La poesía era una de sus debilidades, y su colegio, de estudios comerciales para señoritas, se volvió una especie de casa de literatura.  Ella ayudaba, aconsejaba y tendía la mano generosa.

Siendo yo presidente de la Asociación de Escritores de Norte de Santander nos dio por crear los Viernes culturales, una actividad que realizábamos en uno de los salones de Fenalco, cuya directora ejecutiva, Gladys  Navarro, nos abría las puertas cada ocho días. Todos los viernes, la doctora Cristina y el profesor de su colegio Augusto Navarro llegaban con una olla inmensa, de las de hacer hayacas, llena de un coctel sabroso, que ella misma preparaba y cuya receta no nos quiso dar.    Canciones, poesía, lectura de cuentos y proyección de cortometrajes de la vida de escritores, actividad con que nos deleitaba el escritor también fallecido Pedro Cuadro Herrrera, eran nuestro deleite de aquellos inolvidables viernes culturales, cuya alma tenía un nombre, oloroso a verso, pasión y serenata: Cristina Ballén.

Pamplonesa, de origen humilde, fue una mujer emprendedora desde muy temprana edad. Los domingos se iba a montar en bicicleta, por los lados de la plazuela Almeyda, al lado del Pamplonita. Cierto domingo, unos muchachos le propusieron que les alquilara su bicicleta y ella, de gran corazón y con el bolsillo necesitado, les dejó por un rato su vieja bicicleta. Al domingo siguiente, se apareció con dos bicicletas, la suya y otra de un familiar, y las alquiló toda la mañana. El negocio le llamó la atención, y así, domingo a domingo, ella buscaba bicicletas de amigos y compañeros, las alquilaba y algo les daba a los dueños. Fue tanto su éxito, que alquiló un local en aquel sector y allí montó su empresa de alquiler de bicicletas ajenas, alquilaba revistas de muñequitos y vendía helados a los ciclistas para que calmaran su sed.

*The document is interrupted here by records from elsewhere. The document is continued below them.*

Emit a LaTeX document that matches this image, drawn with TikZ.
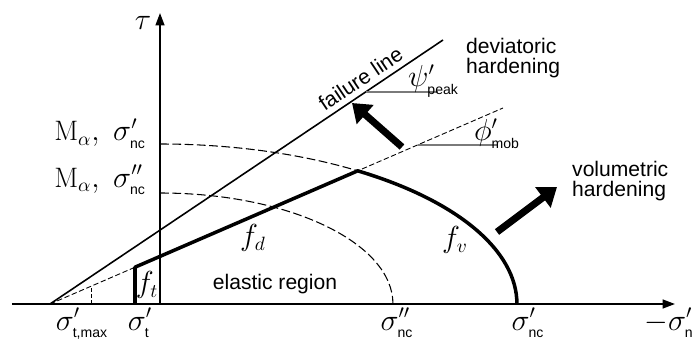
\documentclass[tikz,border=0pt]{standalone}
\usepackage{amsmath}
\usepackage{fontspec}
\setsansfont{Liberation Sans}
\usepackage{tikz}
\usetikzlibrary{arrows.meta}
\definecolor{refgray}{HTML}{7A7A7A}
\newcommand{\subtxt}[1]{{\scriptscriptstyle\textsf{#1}}}

\begin{document}
\begin{tikzpicture}[x=0.02cm, y=0.02cm, font=\sffamily\fontsize{12}{11.5}\selectfont,
  lbl/.style={font=\fontsize{16}{18}\selectfont, inner sep=1pt},
  axis/.style={line width=1pt, -{Triangle[length=7pt, width=5pt]}},
  yieldline/.style={line width=2pt, line join=round},
  capline/.style={line width=0.6pt, dash pattern=on 5pt off 2pt},
  bigarrow/.style={line width=4pt, -{Triangle[length=10pt, width=14pt]}}]
  \useasboundingbox (-160,-34) rectangle (535,304);
  % points of the construction
  \coordinate (O) at (0,0);
  \coordinate (A) at (-110,0);
  \coordinate (xend) at (515,0);
  \coordinate (xstart) at (-148,0);
  \coordinate (yend) at (0,291);
  \coordinate (failend) at (283,264);
  \coordinate (mobend) at (343,196);
  \coordinate (cap) at (56.36:7.14cm and 3.2cm);
  \coordinate (tbot) at (-25,0);
  \coordinate (ttop) at (-25,36.8);
  \coordinate (mbot) at (-69,0);
  \coordinate (mtop) at (-69,17.7);
  \coordinate (nctop) at (0,160);
  \coordinate (ncctop) at (0,111);
  % axes
  \draw[axis] (xstart) -- (xend);
  \draw[axis] (O) -- (yend);
  % failure line and mobilised line
  \draw[line width=0.9pt] (A) -- (failend);
  \draw[line width=0.5pt, dash pattern=on 3pt off 1.5pt] (A) -- (mobend);
  \draw[line width=0.5pt, dash pattern=on 2pt off 1.5pt] (mbot) -- (mtop);
  % caps
  \draw[capline] (nctop) arc[start angle=90, end angle=56.36, x radius=7.14cm, y radius=3.2cm];
  \draw[capline] (ncctop) arc[start angle=90, end angle=0, x radius=4.66cm, y radius=2.22cm];
  % yield surface
  \draw[yieldline] (tbot) -- (ttop) -- (cap)
    arc[start angle=56.36, end angle=0, x radius=7.14cm, y radius=3.2cm];
  % friction angles
  \coordinate (pk1) at (205.6,212);
  \coordinate (pk2) at (278,212);
  \coordinate (mb1) at (257.5,159);
  \coordinate (mb2) at (338,159);
  \draw[refgray, line width=0.6pt] (pk1) -- (pk2);
  \draw[refgray, line width=0.6pt] (mb1) -- (mb2);
  % hardening arrows
  \coordinate (dv1) at (242,157);
  \coordinate (dv2) at (192,201);
  \coordinate (vl1) at (337,72);
  \coordinate (vl2) at (397,117);
  \draw[bigarrow] (dv1) -- (dv2);
  \draw[bigarrow] (vl1) -- (vl2);
  % labels
  \node[lbl, anchor=base] (tau) at (-17,274) {$\tau$};
  \node[lbl, anchor=base east] (mnc) at (-12,163) {$\mathrm{M}_\alpha,\ \sigma'_\subtxt{nc}$};
  \node[lbl, anchor=base east] (mncc) at (-12,117) {$\mathrm{M}_\alpha,\ \sigma''_\subtxt{nc}$};
  \node[lbl, anchor=base] (stmax) at (-78,-26) {$\sigma'_\subtxt{t,max}$};
  \node[lbl, anchor=base] (st) at (-20,-26) {$\sigma'_\subtxt{t}$};
  \node[lbl, anchor=base] (sncc) at (237,-26) {$\sigma''_\subtxt{nc}$};
  \node[lbl, anchor=base] (snc) at (368,-26) {$\sigma'_\subtxt{nc}$};
  \node[lbl, anchor=base] (sn) at (509,-26) {$-\sigma'_\subtxt{n}$};
  \path (A) -- (failend) node[pos=0.81, sloped, above] (failtxt) {failure line};
  \node[anchor=west, align=left] (devtxt) at (300,246) {deviatoric\\hardening};
  \node[anchor=west, align=left] (voltxt) at (406,123) {volumetric\\hardening};
  \node[lbl, anchor=base west] (phipeak) at (246,217) {$\psi'_\subtxt{peak}$};
  \node[lbl, anchor=base west] (phimob) at (312,163) {$\phi'_\subtxt{mob}$};
  \node[lbl] (ft) at (-13,19) {$f_t$};
  \node[lbl] (fd) at (93,66) {$f_d$};
  \node[lbl] (fv) at (295,64) {$f_v$};
  \node (elastic) at (115,20) {elastic region};
\end{tikzpicture}
\end{document}
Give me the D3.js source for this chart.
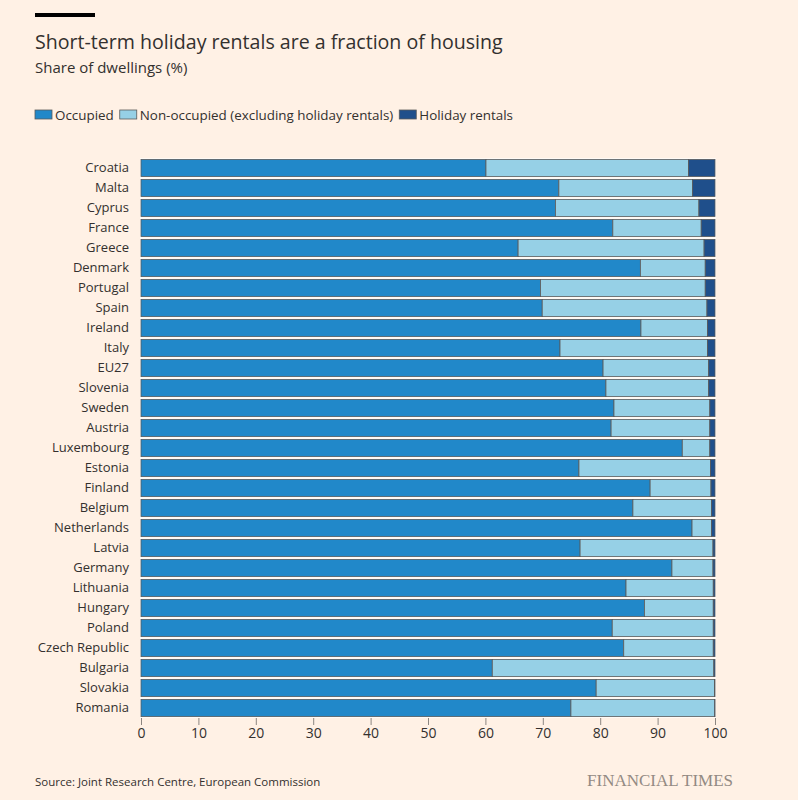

Ella me contaba con gran satisfacción, aquellas anécdotas, que la formaron como emprendedora. Así, cuando terminó sus estudios de Supervisión educativa, en el Instituto Piloto de Pamplona (hoy ISER), no buscó trabajo como profesora o supervisora. Fundó su propio colegio en Cúcuta, todo a crédito, dirigido en especial a las niñas de escasos recursos y enfocado hacia el Comercio, para facilitarles la consecución de trabajo a las egresadas. Se hizo abogada, pero toda su vida estuvo dedicada a la educación y la literatura. Le fue muy bien con el colegio, hasta cuando algún alcalde le quitó las becas que el municipio daba a las niñas más pobres.

Muchos años después -para usar el lenguaje garciamarquiano- volvimos a encontrarnos en la Academia de Historia, entidad de la que fue vicepresidenta y presidenta encargada.

La doctora Cristina ponía en lo alto, como un estandarte, el concepto de la verdadera amistad. Jamás olvidaré el día del entierro de mi papá, en la misa de exequias. Las alumnas del último año de su colegio hicieron calle de honor con rosas blancas para despedir a mi papá, en la iglesia de los padres Carmelitas. Hoy, desde mi corazón, le brindo también mi manojo de rosas blancas. ¡Feliz viaje, doctora Cristina!